When Ahmad was 10, he worked for the Japanese, taking on simple odd jobs like planting grass on an airfield.

Ahmad remembered there were “five to six warplanes” resting on that particular airfield, but mysteriously, “I had never seen them take off or land,” he said.

For eight hours of work, he earned five banana notes and one kilogramme of rice, which was resold to the Chinese to buy tapioca — a staple diet that also consisted of dried fish.

While life on Pulau Ubin was tough, Ahmad, who stayed on the island throughout the Japanese Occupation, described it as generally peaceful and free of bloodshed.

‘NO FORMAL ANNOUNCEMENT’

Because they were not living in the city centre, Ahmad and his family only realised the war was over in 1945 when they stopped seeing troops patrolling on the island.

People living near the shore, however, witnessed the soldiers throwing their weapons into the “deepest part of the sea” before disappearing.

A HOME ‘THAT SAVED US’

Till this day, the weathered and tanned father of three — who by his own admission is the “oldest” on the island — still lives with his wife, in her 70s, in the same bungalow his father built.

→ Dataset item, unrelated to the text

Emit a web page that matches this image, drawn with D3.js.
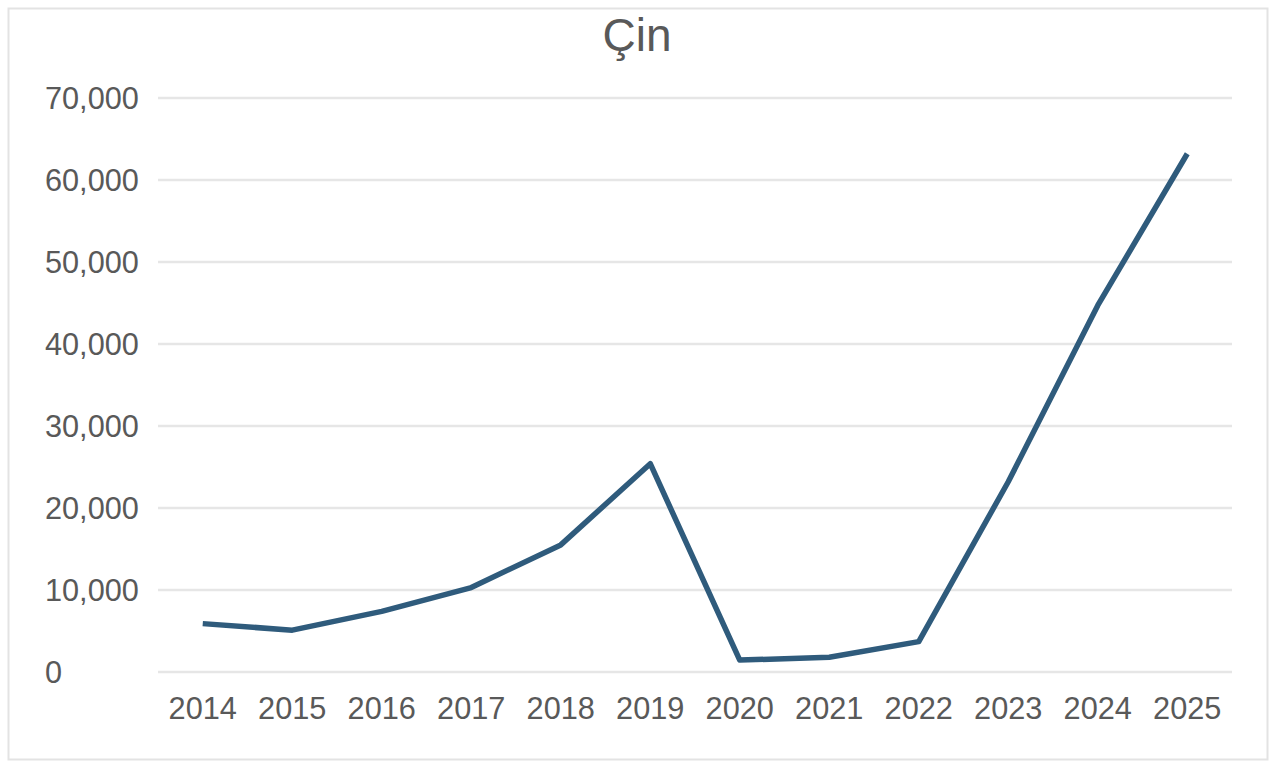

While some parts were expanded and updated, the place remains largely the same. These days, Ahmad ekes a living selling refreshments to passersby and tourists. He gets by with earnings of about S$20 per day on weekdays, and a “comfortable amount” on weekends.

His leisurely existence is also punctuated with inquisitive students, such as those from Outward Bound Singapore, who often pepper him with questions about life on the island during the Japanese Occupation.

For Ahmad, the war gave him a life and home on Pulau Ubin.

“I got married on the island; people were dancing during my wedding here and all my children were born here.

“My children (who have relocated to the main island) have also asked me, ‘What is there in Pulau Ubin? There is nothing here.’ But for me, this is the house that my father built and this is where I want to remain for the rest of my life. There isn’t anywhere else for me. This is the place that saved us,” said Ahmad.

The Witness to War: Remembering 1942 exhibition will run from Sept 23 to March 25 at the National Museum of Singapore.